Now we all have our own problems. Most people have far bigger problems than me — my wife is a constant reminder of that. So I’ve learned, over the years, to forget all about my own problems, and focus on other people’s issues. The constant reminder of how so much worse my wife is makes me neglect things. How can I refuse to go out whenever she snaps her fingers, when I’m fully aware that she has few opportunities when she feels good enough to go out — no matter how tired or ill I might feel, or how delayed my work is? How can I refuse to carry loads or do severe exertions — being strictly forbidden by most of my doctors to do that; even physical exercise is to be kept to a minimum — if I know that it’s a pain for her to do some ironing once in a while? Obviously I cannot refuse her anything, because she’s so ill and I’m theoretically healthy enough.

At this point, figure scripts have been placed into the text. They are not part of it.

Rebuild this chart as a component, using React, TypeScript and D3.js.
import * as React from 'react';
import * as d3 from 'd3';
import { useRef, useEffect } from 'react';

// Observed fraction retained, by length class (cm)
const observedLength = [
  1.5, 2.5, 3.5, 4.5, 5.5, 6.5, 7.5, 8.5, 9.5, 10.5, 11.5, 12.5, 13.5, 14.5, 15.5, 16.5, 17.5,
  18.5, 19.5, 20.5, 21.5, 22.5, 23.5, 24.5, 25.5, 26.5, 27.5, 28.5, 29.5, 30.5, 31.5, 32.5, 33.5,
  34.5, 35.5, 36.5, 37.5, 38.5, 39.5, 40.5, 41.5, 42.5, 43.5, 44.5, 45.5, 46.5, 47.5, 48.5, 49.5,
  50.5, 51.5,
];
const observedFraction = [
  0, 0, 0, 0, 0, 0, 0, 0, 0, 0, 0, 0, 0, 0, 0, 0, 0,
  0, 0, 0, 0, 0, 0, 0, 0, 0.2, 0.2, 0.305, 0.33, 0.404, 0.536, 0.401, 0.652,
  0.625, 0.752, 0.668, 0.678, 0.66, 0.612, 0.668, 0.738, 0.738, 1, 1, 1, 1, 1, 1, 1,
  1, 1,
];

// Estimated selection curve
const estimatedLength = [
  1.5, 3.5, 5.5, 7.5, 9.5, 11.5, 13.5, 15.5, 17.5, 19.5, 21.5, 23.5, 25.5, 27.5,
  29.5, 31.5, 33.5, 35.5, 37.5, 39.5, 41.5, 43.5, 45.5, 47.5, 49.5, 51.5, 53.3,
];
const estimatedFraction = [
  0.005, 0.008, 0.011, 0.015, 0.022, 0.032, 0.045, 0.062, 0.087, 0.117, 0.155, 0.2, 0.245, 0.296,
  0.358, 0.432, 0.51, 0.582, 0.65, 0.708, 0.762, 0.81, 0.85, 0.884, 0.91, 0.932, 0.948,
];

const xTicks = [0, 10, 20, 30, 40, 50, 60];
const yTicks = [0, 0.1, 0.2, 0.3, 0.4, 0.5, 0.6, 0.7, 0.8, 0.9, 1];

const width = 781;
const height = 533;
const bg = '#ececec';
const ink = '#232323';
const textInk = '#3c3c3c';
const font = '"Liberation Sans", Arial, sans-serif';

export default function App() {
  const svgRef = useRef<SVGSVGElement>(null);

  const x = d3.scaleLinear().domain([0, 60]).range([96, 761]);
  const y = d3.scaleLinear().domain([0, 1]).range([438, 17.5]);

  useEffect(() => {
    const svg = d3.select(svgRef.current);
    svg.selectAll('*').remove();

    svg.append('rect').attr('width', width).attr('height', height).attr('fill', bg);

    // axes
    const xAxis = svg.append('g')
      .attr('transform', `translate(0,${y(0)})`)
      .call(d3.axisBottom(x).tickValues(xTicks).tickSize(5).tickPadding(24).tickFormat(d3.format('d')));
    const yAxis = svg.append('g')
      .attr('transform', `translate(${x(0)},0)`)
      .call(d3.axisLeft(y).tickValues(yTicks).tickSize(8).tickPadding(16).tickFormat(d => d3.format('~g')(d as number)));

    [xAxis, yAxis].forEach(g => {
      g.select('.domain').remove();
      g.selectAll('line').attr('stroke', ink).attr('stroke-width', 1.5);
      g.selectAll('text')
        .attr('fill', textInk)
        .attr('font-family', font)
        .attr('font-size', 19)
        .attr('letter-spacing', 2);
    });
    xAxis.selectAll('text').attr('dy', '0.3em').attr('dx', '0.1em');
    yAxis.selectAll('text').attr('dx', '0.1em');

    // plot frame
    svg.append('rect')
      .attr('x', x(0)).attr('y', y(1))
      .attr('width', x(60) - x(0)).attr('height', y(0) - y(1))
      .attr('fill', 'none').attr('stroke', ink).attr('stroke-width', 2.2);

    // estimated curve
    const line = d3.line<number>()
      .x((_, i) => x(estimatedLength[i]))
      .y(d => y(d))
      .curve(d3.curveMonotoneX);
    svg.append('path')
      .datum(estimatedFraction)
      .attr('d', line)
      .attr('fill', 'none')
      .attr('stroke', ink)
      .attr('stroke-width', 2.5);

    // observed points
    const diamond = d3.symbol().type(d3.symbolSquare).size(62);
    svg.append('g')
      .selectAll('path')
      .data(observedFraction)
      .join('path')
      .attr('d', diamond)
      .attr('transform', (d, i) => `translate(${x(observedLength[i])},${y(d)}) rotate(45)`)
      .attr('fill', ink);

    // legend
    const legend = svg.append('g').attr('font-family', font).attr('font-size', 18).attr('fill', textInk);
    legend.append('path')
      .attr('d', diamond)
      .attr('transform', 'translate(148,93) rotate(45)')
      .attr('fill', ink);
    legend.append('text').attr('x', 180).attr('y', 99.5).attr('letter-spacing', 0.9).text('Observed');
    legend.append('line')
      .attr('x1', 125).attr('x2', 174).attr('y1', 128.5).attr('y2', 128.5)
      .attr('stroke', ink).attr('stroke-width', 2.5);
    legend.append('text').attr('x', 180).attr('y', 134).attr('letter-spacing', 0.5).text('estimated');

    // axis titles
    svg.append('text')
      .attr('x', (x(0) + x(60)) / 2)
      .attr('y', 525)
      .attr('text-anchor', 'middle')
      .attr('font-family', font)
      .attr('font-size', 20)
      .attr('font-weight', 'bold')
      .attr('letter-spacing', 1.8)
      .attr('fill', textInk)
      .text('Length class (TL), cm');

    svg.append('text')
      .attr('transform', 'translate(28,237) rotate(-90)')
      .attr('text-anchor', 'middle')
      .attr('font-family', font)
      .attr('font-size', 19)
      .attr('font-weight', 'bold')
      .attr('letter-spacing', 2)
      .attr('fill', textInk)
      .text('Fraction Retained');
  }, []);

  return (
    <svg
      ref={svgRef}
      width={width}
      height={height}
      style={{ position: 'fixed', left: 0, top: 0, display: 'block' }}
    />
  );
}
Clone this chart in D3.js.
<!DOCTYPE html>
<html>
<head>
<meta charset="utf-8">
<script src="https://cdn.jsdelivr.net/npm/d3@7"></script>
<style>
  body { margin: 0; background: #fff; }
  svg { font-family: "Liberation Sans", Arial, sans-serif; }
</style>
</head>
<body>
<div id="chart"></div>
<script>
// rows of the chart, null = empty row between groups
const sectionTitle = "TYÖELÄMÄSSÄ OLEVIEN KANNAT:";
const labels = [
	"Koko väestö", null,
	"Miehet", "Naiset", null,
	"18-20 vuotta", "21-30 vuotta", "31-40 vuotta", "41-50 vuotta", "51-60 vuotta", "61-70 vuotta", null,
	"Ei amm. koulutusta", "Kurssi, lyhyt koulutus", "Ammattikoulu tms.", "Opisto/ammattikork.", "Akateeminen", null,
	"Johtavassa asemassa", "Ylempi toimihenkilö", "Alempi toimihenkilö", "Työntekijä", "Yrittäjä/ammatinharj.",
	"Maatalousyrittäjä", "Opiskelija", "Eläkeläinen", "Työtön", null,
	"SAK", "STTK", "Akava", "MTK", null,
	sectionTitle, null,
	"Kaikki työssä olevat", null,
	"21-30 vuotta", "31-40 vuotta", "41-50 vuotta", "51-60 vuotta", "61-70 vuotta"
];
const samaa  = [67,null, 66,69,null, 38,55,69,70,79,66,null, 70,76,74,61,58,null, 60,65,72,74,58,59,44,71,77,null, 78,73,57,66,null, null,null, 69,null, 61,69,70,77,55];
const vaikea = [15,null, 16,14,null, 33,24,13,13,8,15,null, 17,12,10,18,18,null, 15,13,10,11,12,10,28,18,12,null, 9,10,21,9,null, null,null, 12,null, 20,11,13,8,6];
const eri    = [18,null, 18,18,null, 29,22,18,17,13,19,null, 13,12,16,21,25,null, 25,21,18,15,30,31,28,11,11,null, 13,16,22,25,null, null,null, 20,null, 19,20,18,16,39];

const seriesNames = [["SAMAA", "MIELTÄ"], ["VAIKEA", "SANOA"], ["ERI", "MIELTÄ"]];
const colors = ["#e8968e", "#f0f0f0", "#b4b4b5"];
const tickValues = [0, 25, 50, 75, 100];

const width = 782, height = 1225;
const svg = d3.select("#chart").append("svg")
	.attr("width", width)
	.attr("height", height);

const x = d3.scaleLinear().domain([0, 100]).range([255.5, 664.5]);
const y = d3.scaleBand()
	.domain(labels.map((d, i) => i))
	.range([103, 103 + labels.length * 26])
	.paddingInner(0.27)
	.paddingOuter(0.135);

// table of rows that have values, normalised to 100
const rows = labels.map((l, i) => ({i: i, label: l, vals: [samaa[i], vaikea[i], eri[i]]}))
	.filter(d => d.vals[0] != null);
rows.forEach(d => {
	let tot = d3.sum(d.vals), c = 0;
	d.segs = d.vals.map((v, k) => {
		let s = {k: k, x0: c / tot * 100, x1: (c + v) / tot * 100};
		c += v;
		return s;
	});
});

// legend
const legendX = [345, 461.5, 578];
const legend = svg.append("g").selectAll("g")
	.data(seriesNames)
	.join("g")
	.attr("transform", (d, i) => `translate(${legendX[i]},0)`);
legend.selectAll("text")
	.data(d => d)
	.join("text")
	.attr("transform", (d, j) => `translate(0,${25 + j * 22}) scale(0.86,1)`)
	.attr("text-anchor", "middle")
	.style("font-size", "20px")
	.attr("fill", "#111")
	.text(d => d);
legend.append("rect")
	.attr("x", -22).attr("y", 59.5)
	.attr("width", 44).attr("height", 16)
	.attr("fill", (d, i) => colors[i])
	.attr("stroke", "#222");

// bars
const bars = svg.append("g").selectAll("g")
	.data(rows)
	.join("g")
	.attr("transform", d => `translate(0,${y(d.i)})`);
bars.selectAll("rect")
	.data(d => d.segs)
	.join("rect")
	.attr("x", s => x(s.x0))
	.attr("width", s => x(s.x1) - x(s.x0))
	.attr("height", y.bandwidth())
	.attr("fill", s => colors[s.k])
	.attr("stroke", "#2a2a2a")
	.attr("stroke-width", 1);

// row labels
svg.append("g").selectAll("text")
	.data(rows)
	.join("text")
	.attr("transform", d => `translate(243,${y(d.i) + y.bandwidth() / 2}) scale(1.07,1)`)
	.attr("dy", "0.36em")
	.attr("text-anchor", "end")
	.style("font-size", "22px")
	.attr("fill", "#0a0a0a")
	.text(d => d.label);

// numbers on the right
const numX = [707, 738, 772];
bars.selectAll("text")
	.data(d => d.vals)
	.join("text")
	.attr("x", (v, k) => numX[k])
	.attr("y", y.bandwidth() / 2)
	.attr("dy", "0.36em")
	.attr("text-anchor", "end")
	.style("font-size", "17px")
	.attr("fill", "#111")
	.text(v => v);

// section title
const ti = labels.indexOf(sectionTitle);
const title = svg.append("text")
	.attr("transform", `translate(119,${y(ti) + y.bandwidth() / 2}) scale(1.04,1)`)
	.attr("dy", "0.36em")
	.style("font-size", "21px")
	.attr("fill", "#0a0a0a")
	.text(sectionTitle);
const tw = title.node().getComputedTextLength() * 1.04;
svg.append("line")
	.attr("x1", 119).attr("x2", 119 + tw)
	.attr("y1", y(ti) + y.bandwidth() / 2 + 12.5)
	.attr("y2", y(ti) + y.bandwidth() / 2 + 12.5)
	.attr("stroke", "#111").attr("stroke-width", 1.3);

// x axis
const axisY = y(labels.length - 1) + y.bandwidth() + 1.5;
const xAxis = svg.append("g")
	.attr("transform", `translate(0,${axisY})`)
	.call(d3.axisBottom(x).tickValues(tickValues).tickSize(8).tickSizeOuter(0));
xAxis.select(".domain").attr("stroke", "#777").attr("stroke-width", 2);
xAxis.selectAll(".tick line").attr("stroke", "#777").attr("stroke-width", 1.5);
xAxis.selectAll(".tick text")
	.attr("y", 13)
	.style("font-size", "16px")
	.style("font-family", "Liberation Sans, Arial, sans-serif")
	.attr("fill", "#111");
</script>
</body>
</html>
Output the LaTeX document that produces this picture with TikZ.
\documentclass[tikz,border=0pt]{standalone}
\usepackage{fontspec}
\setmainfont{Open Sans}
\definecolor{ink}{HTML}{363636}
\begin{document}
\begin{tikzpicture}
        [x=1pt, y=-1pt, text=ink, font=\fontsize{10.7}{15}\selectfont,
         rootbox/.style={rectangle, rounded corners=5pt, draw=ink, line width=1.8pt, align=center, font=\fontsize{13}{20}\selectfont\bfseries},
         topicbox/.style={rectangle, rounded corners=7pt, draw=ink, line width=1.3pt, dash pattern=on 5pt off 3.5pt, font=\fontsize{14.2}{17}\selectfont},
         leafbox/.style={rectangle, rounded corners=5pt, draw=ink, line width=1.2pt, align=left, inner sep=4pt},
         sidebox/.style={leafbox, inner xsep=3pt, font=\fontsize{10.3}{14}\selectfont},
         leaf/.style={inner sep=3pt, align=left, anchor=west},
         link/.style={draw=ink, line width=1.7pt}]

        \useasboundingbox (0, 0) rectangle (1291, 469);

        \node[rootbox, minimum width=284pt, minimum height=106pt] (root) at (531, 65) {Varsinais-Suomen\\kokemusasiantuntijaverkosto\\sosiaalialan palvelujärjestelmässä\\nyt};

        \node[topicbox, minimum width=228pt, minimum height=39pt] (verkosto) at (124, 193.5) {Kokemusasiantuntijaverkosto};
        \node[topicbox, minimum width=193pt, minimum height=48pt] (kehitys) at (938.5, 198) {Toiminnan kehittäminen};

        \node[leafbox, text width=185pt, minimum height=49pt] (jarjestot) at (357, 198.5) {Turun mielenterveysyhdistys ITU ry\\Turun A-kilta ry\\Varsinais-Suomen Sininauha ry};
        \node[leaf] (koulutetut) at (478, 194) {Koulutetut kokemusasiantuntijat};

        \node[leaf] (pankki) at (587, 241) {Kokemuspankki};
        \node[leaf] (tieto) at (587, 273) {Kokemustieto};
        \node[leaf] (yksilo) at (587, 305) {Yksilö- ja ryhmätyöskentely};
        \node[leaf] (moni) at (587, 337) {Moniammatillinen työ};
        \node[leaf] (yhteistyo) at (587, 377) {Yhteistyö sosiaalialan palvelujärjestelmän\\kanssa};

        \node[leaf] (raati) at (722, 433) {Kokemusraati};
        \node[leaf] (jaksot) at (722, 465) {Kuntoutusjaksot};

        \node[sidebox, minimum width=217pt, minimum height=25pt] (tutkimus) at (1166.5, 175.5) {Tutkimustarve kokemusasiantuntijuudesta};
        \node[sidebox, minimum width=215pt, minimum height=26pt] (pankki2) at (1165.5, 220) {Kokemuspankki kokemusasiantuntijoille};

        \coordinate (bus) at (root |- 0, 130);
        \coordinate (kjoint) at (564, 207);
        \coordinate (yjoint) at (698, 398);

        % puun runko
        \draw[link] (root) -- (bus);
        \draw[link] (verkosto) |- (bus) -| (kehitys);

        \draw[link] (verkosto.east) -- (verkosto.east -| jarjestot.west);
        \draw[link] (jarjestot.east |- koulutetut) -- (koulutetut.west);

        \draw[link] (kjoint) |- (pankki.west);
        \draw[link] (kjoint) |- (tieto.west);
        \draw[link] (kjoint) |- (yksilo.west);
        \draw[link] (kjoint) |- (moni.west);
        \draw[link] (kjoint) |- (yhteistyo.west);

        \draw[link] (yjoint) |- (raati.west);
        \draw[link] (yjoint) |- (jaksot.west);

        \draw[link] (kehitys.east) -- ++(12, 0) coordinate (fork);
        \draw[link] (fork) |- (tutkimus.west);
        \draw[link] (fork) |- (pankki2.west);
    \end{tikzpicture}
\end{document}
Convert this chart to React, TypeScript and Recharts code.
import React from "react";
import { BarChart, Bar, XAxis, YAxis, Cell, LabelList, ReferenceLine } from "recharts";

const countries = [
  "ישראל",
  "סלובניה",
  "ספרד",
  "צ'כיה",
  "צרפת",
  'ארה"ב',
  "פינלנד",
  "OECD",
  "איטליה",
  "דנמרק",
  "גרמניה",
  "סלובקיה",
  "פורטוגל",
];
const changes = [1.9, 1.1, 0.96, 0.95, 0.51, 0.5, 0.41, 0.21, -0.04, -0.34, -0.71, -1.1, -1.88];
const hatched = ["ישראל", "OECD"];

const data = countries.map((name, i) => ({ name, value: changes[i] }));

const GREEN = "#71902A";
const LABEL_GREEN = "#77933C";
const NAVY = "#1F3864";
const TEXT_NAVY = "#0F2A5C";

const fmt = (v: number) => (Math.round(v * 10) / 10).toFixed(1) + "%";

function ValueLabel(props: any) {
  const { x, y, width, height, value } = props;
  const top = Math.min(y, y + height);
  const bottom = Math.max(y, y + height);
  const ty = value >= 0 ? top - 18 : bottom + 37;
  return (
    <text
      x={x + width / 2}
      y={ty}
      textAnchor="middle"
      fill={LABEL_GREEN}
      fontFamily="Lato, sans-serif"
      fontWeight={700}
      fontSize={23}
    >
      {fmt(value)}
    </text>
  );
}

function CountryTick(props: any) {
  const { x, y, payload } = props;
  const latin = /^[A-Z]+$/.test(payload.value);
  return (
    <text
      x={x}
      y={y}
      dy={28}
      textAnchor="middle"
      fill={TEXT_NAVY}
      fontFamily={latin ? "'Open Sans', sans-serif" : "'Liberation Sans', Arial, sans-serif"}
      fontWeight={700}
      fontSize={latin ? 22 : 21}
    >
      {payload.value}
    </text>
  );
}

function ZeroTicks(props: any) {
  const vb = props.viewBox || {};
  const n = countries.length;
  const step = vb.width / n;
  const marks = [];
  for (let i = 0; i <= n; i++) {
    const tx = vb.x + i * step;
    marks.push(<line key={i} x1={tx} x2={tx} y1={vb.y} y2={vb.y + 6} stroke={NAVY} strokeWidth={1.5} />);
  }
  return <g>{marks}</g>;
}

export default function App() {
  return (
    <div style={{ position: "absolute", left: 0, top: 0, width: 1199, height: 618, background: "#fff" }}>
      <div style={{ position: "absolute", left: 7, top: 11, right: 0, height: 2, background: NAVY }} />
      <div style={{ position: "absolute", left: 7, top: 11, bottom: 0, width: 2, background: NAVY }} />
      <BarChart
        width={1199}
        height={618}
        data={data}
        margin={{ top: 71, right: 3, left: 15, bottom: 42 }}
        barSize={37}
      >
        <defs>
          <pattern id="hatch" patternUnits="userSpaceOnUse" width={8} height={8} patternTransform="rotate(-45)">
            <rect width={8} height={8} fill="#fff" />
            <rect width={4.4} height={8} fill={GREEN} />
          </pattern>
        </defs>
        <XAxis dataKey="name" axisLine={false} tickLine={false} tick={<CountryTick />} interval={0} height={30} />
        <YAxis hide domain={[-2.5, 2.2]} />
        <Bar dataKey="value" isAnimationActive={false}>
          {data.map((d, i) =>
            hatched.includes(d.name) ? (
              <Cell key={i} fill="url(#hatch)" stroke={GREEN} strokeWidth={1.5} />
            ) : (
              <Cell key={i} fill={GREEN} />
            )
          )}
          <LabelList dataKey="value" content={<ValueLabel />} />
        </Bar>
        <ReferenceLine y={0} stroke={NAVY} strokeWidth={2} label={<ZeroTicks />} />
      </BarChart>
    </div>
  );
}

So that’s the major reason why I don’t crossdress as much as I wish, or don’t go out when I’ve planned to do so. In fact, that’s why I cannot plan my own life ahead. I’m totally dependent on my wife’s whims, and have next-to-zero freedom of choice. The best laid-out plans almost inevitably fail, just because I rely on expectations of what is going to happen to give me some free time for myself, but that rarely happens. And sometimes I’m simply too exhausted to do anything but sleep when I have the opportunity.

My apologies in advance for everybody who often expects me to come online and is patient enough to wait hours for me. But there is so little control I have over my own time that it’s really, really hard to compromise on a certain date or hour.